### GIVEN EXERCISE
Each line below must be set down exactly; omit any image you find.

— BEGIN SOURCE DATA —

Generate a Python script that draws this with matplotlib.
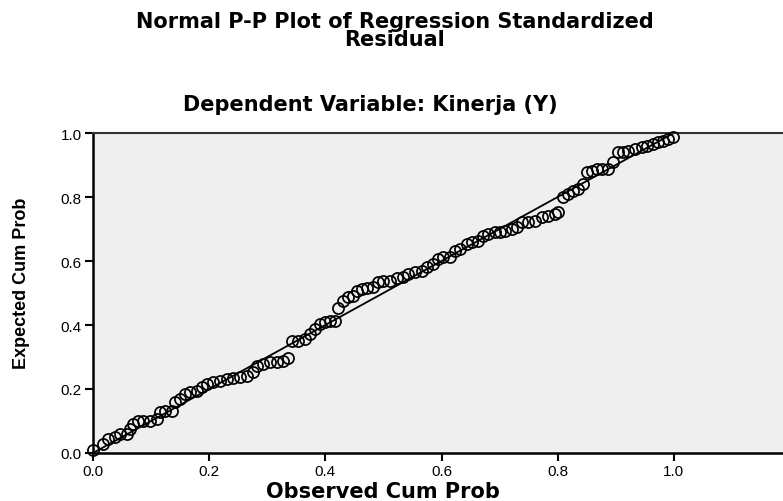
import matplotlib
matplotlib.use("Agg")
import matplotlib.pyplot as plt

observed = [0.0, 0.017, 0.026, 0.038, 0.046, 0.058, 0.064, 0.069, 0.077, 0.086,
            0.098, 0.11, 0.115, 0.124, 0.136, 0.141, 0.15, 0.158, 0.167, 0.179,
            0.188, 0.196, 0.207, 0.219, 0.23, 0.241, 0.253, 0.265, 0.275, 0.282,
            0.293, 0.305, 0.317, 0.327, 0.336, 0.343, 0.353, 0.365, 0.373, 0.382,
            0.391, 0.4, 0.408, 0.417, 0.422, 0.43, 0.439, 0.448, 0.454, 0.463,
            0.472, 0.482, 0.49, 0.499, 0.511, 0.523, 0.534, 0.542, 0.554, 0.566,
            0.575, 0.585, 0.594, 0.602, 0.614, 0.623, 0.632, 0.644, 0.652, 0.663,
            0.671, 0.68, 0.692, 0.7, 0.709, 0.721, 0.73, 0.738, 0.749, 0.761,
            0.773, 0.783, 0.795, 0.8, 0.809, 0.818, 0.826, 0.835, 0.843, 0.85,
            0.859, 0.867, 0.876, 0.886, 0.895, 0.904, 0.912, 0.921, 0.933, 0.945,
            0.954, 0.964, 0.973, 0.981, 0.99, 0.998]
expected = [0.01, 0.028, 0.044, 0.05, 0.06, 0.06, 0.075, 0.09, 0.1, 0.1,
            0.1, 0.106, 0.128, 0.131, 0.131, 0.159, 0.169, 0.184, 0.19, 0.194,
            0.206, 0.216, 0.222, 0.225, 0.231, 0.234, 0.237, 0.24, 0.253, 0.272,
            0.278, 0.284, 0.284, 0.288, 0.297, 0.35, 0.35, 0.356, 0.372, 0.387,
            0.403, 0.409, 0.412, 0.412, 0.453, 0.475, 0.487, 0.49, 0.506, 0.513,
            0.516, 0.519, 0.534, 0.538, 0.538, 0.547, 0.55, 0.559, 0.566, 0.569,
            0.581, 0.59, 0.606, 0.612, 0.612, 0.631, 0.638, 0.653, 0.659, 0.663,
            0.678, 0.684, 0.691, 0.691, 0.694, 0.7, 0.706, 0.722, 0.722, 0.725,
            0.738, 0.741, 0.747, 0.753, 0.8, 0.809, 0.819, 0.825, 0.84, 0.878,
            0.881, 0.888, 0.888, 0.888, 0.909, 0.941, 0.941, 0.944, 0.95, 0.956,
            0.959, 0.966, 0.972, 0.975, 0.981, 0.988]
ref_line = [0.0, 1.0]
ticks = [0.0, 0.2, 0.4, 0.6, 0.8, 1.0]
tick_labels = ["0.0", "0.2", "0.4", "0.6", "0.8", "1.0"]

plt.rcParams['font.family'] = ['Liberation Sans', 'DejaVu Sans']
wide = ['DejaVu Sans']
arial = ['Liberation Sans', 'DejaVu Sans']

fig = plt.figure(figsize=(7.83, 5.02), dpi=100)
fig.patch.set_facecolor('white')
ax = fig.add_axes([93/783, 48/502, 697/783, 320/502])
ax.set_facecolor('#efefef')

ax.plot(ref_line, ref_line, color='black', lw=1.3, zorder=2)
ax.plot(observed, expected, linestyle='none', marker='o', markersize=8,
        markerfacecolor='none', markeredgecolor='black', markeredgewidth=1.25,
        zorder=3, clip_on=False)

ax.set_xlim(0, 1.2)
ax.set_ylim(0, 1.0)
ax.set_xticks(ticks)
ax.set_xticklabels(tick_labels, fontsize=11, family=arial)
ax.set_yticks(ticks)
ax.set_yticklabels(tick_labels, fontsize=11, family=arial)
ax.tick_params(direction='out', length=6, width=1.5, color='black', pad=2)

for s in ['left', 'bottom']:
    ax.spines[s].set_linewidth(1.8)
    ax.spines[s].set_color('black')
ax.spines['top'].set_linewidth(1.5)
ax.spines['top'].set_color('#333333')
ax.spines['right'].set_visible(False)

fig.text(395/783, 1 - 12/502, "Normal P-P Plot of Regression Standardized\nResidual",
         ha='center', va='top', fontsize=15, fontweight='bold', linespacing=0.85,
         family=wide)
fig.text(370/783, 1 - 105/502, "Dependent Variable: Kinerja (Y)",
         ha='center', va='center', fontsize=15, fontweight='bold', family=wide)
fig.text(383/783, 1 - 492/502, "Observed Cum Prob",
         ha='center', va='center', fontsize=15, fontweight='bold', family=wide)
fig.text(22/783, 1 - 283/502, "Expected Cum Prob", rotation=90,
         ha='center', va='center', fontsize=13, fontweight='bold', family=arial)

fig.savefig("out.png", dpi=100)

— END SOURCE DATA —

### ANSWER IN FULL
Generate a Python script that draws this with matplotlib.
import matplotlib
matplotlib.use("Agg")
import matplotlib.pyplot as plt

observed = [0.0, 0.017, 0.026, 0.038, 0.046, 0.058, 0.064, 0.069, 0.077, 0.086,
            0.098, 0.11, 0.115, 0.124, 0.136, 0.141, 0.15, 0.158, 0.167, 0.179,
            0.188, 0.196, 0.207, 0.219, 0.23, 0.241, 0.253, 0.265, 0.275, 0.282,
            0.293, 0.305, 0.317, 0.327, 0.336, 0.343, 0.353, 0.365, 0.373, 0.382,
            0.391, 0.4, 0.408, 0.417, 0.422, 0.43, 0.439, 0.448, 0.454, 0.463,
            0.472, 0.482, 0.49, 0.499, 0.511, 0.523, 0.534, 0.542, 0.554, 0.566,
            0.575, 0.585, 0.594, 0.602, 0.614, 0.623, 0.632, 0.644, 0.652, 0.663,
            0.671, 0.68, 0.692, 0.7, 0.709, 0.721, 0.73, 0.738, 0.749, 0.761,
            0.773, 0.783, 0.795, 0.8, 0.809, 0.818, 0.826, 0.835, 0.843, 0.85,
            0.859, 0.867, 0.876, 0.886, 0.895, 0.904, 0.912, 0.921, 0.933, 0.945,
            0.954, 0.964, 0.973, 0.981, 0.99, 0.998]
expected = [0.01, 0.028, 0.044, 0.05, 0.06, 0.06, 0.075, 0.09, 0.1, 0.1,
            0.1, 0.106, 0.128, 0.131, 0.131, 0.159, 0.169, 0.184, 0.19, 0.194,
            0.206, 0.216, 0.222, 0.225, 0.231, 0.234, 0.237, 0.24, 0.253, 0.272,
            0.278, 0.284, 0.284, 0.288, 0.297, 0.35, 0.35, 0.356, 0.372, 0.387,
            0.403, 0.409, 0.412, 0.412, 0.453, 0.475, 0.487, 0.49, 0.506, 0.513,
            0.516, 0.519, 0.534, 0.538, 0.538, 0.547, 0.55, 0.559, 0.566, 0.569,
            0.581, 0.59, 0.606, 0.612, 0.612, 0.631, 0.638, 0.653, 0.659, 0.663,
            0.678, 0.684, 0.691, 0.691, 0.694, 0.7, 0.706, 0.722, 0.722, 0.725,
            0.738, 0.741, 0.747, 0.753, 0.8, 0.809, 0.819, 0.825, 0.84, 0.878,
            0.881, 0.888, 0.888, 0.888, 0.909, 0.941, 0.941, 0.944, 0.95, 0.956,
            0.959, 0.966, 0.972, 0.975, 0.981, 0.988]
ref_line = [0.0, 1.0]
ticks = [0.0, 0.2, 0.4, 0.6, 0.8, 1.0]
tick_labels = ["0.0", "0.2", "0.4", "0.6", "0.8", "1.0"]

plt.rcParams['font.family'] = ['Liberation Sans', 'DejaVu Sans']
wide = ['DejaVu Sans']
arial = ['Liberation Sans', 'DejaVu Sans']

fig = plt.figure(figsize=(7.83, 5.02), dpi=100)
fig.patch.set_facecolor('white')
ax = fig.add_axes([93/783, 48/502, 697/783, 320/502])
ax.set_facecolor('#efefef')

ax.plot(ref_line, ref_line, color='black', lw=1.3, zorder=2)
ax.plot(observed, expected, linestyle='none', marker='o', markersize=8,
        markerfacecolor='none', markeredgecolor='black', markeredgewidth=1.25,
        zorder=3, clip_on=False)

ax.set_xlim(0, 1.2)
ax.set_ylim(0, 1.0)
ax.set_xticks(ticks)
ax.set_xticklabels(tick_labels, fontsize=11, family=arial)
ax.set_yticks(ticks)
ax.set_yticklabels(tick_labels, fontsize=11, family=arial)
ax.tick_params(direction='out', length=6, width=1.5, color='black', pad=2)

for s in ['left', 'bottom']:
    ax.spines[s].set_linewidth(1.8)
    ax.spines[s].set_color('black')
ax.spines['top'].set_linewidth(1.5)
ax.spines['top'].set_color('#333333')
ax.spines['right'].set_visible(False)

fig.text(395/783, 1 - 12/502, "Normal P-P Plot of Regression Standardized\nResidual",
         ha='center', va='top', fontsize=15, fontweight='bold', linespacing=0.85,
         family=wide)
fig.text(370/783, 1 - 105/502, "Dependent Variable: Kinerja (Y)",
         ha='center', va='center', fontsize=15, fontweight='bold', family=wide)
fig.text(383/783, 1 - 492/502, "Observed Cum Prob",
         ha='center', va='center', fontsize=15, fontweight='bold', family=wide)
fig.text(22/783, 1 - 283/502, "Expected Cum Prob", rotation=90,
         ha='center', va='center', fontsize=13, fontweight='bold', family=arial)

fig.savefig("out.png", dpi=100)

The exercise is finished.